The name Splitty comes from a play on two of the existing products in the space, Splitwise and Kitty Split. The word 'split' in itself sounds sharp, and in a nod to the app's bill-splitting function, the 'i' lends itself nicely into a divide symbol that slices right through the middle, symbolising an even, fair split.


The most common complaint regarding the existing expense splitting apps was that their interface was either cluttered or too vague, and when users were needing to interpret the results themselves it ultimately led to a lack of brand trust. I wanted to create a product that was in line with some of the best modern apps today - clean and minimal for optimal usability, with pops of considered colour to keep things fresh. 


A vibrant, punchy blue strikes the right balance between being modern and dependable, and provides the user with a clear path through the app.

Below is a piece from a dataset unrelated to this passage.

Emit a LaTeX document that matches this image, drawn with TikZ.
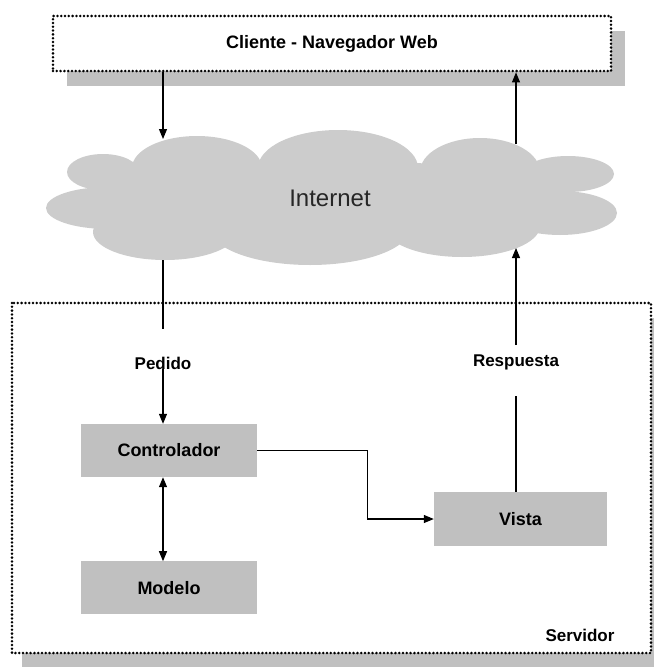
\documentclass[tikz,border=0pt]{standalone}
\usepackage{fontspec}
\setmainfont{Liberation Sans}
\usepackage{tikz}
\usetikzlibrary{arrows.meta,positioning}

\definecolor{cajagris}{HTML}{C0C0C0}
\definecolor{nubegris}{HTML}{CCCCCC}

\tikzset{
  caja/.style = {fill=cajagris, minimum width=176pt, minimum height=53pt, inner sep=0pt,
                 font=\fontsize{18}{20}\selectfont\bfseries},
  marco/.style = {draw, line width=2.8pt, dash pattern=on 0pt off 3.8pt, line cap=round},
  sombra/.style = {fill=cajagris},
  etiqueta/.style = {inner sep=0pt, font=\fontsize{17}{19}\selectfont\bfseries},
  flecha/.style = {-{Triangle[length=10pt,width=8pt]}, line width=1.1pt},
  dobleflecha/.style = {{Triangle[length=10pt,width=8pt]}-{Triangle[length=10pt,width=8pt]}, line width=1.1pt}
}

\begin{document}
\begin{tikzpicture}[ x=1pt , y=-1pt ]
\useasboundingbox (0,0) rectangle (654,667);

% servidor
\fill [ sombra ] (22,318) rectangle (654,668);
\fill [ white ] (12,303) rectangle (651,653);
\draw [ marco ] (12,303) rectangle (651,653);
\node [ etiqueta ] (servidor) at (580,635) {Servidor};

% cliente
\fill [ sombra ] (67,31) rectangle (625,86);
\node [ fill=white , marco , minimum width=558pt , minimum height=55pt , inner sep=0pt ]
  (cliente) at (332,43.5) {};
\node [ font=\fontsize{18}{20}\selectfont\bfseries ] at (cliente.center) {Cliente - Navegador Web};

% nube
\begin{scope}[ fill=nubegris ]
\fill (103,172) ellipse [x radius=36, y radius=18];
\fill (108,208) ellipse [x radius=62, y radius=21];
\fill (165,232) ellipse [x radius=72, y radius=28];
\fill (197,168) ellipse [x radius=65, y radius=32];
\fill (338,168) ellipse [x radius=80, y radius=38];
\fill (480,172) ellipse [x radius=60, y radius=34];
\fill (568,174) ellipse [x radius=46, y radius=18];
\fill (560,213) ellipse [x radius=57, y radius=22];
\fill (310,228) ellipse [x radius=100, y radius=37];
\fill (462,226) ellipse [x radius=78, y radius=31];
\fill (330,200) ellipse [x radius=230, y radius=40];
\end{scope}
\node [ font=\fontsize{24}{26}\selectfont , text=black!85 ] (internet) at (330,198) {Internet};

% puntos de la nube
\coordinate (inL) at (163,139);
\coordinate (outL) at (163,260);
\coordinate (inR) at (516,248);
\coordinate (outR) at (516,144);

% MVC
\node [ caja ] (controlador) at (169,450.5) {Controlador};
\node [ caja ] (modelo) [ below = 84pt of controlador ] {Modelo};
\node [ caja , minimum width=173pt , minimum height=54pt ] (vista) at (520.5,519) {Vista};

\node [ etiqueta ] (pedido) at (163,363) {Pedido};
\node [ etiqueta ] (respuesta) at (516,362) {Respuesta};
\coordinate (pedidoTop) at (163,329);
\coordinate (respuestaTop) at (516,345);
\coordinate (respuestaBot) at (516,396);

\draw [ flecha ] (cliente.south -| inL) -- (inL);
\draw [ line width=1.1pt ] (outL) -- (pedidoTop);
\draw [ flecha ] (pedido.south -| inL) -- (controlador.north -| inL);

\draw [ line width=1.1pt ] (vista.north -| respuestaBot) -- (respuestaBot);
\draw [ flecha ] (respuestaTop) -- (inR);
\draw [ flecha ] (outR) -- (cliente.south -| outR);

\draw [ flecha ] (controlador.east) -- ++(110,0) |- (vista.west);
\draw [ dobleflecha ] (controlador.south -| inL) -- (modelo.north -| inL);
\end{tikzpicture}
\end{document}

This is supported by complementary vivid yellow that is friendly and communicates clarity. The grey and feedback palettes that form the functional side of the app have all been kept minimal to reduce design bloat and ensure their application remains flexible. Working with the four most 'basic' colours (blue, yellow, red and green) helps to illustrate the app's simplicity. 


The component library

Once I had established the product foundations as styles in Figma, I used this to create a library of inter-dependent, responsive UI elements. For this project I worked with nested 'master' components, meaning as I iterated on the design, I only needed to edit the original component to then apply sweeping and consistent changes to all instances. I also relied heavily on Figma's variants feature to ensure I'd covered all states of a component (e.g. focused or disabled), which not only drastically reduced the time to prototype and test my designs, but would support documentation and developer handoff.



Masters & nesting

Working with nested master components meant that I was able to apply sweeping changes to all instances as I rapidly iterated on design, resulting in a cohesive user experience.



Variants & states

Figma variants allowed me to easily toggle between a component's properties and values, such as its state, and significantly sped up the ability to test my designs through prototypes.



Responsive design

All components were ensured to be completely responsive, with Figma Constraints and Auto Layout helping determine how an object should respond to changes in content and screen size.